--- START OF Dataset extract ---

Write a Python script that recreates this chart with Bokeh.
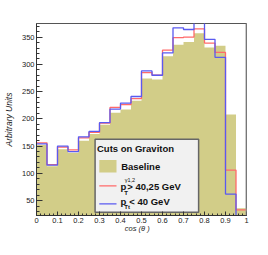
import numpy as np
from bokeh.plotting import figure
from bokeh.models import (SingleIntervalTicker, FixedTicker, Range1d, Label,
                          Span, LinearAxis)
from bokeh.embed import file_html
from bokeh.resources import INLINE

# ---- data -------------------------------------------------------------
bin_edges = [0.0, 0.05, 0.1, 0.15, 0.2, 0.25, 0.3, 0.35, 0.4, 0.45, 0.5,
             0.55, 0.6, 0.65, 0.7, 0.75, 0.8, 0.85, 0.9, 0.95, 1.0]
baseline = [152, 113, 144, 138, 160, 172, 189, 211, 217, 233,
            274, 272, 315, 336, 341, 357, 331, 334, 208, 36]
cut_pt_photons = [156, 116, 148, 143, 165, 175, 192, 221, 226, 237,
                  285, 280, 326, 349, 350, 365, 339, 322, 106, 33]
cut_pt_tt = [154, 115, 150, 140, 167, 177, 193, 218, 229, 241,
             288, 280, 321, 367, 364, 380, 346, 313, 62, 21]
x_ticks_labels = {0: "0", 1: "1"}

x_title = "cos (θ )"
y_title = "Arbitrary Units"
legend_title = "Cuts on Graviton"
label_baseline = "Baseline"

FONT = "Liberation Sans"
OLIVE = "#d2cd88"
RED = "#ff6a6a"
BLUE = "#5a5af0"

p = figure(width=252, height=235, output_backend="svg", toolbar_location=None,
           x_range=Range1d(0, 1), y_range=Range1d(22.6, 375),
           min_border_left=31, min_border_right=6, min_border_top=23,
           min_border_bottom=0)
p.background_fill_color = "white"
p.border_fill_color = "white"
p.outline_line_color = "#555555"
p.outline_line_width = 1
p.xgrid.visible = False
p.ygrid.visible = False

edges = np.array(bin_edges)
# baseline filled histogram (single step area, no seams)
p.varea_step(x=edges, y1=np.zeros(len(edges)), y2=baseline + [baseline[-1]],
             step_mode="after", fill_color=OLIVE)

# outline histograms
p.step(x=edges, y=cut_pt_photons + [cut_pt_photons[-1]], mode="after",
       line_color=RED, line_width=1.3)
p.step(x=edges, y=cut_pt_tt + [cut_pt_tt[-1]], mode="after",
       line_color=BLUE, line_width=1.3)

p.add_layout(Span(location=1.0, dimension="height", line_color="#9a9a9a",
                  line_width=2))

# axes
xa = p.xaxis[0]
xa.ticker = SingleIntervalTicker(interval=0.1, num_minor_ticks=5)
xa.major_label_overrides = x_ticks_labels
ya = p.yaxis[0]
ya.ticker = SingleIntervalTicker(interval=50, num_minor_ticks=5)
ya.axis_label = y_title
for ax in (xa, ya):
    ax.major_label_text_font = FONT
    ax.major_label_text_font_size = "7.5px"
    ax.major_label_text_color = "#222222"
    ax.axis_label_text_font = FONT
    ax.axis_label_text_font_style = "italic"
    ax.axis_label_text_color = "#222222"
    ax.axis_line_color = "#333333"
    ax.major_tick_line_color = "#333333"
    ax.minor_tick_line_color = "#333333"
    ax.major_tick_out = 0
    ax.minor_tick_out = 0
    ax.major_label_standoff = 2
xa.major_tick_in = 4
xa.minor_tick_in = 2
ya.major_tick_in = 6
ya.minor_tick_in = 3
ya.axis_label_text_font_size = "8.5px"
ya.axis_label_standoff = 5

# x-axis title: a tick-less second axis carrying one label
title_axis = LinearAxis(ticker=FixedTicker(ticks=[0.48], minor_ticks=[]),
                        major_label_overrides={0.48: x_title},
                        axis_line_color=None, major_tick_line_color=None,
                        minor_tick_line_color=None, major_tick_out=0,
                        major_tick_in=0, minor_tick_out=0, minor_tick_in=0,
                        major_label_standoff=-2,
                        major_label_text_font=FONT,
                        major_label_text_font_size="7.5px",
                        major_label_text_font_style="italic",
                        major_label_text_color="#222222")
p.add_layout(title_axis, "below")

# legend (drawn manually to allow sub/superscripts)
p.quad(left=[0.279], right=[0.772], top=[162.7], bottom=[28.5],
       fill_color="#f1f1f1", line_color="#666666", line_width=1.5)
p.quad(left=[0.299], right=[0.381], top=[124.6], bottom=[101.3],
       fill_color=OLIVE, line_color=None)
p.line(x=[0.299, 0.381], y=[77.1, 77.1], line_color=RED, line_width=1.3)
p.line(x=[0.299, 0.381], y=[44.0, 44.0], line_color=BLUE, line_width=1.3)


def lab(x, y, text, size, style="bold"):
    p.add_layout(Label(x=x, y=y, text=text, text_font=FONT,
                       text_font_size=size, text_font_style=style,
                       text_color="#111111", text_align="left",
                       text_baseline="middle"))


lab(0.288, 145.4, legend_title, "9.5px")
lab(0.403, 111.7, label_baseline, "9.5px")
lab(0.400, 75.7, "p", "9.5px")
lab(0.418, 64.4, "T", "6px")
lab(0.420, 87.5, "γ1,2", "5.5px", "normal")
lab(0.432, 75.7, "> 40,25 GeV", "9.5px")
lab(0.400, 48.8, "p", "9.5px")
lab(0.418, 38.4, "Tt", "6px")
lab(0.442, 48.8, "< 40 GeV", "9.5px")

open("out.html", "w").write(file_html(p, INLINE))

--- END OF Dataset extract ---

■ Objective: Leave out the pictures and restate, word for word, the lines from the top of the data through the line containing "from bokeh.resources import INLINE", both included.

■ Written response:
Write a Python script that recreates this chart with Bokeh.
import numpy as np
from bokeh.plotting import figure
from bokeh.models import (SingleIntervalTicker, FixedTicker, Range1d, Label,
                          Span, LinearAxis)
from bokeh.embed import file_html
from bokeh.resources import INLINE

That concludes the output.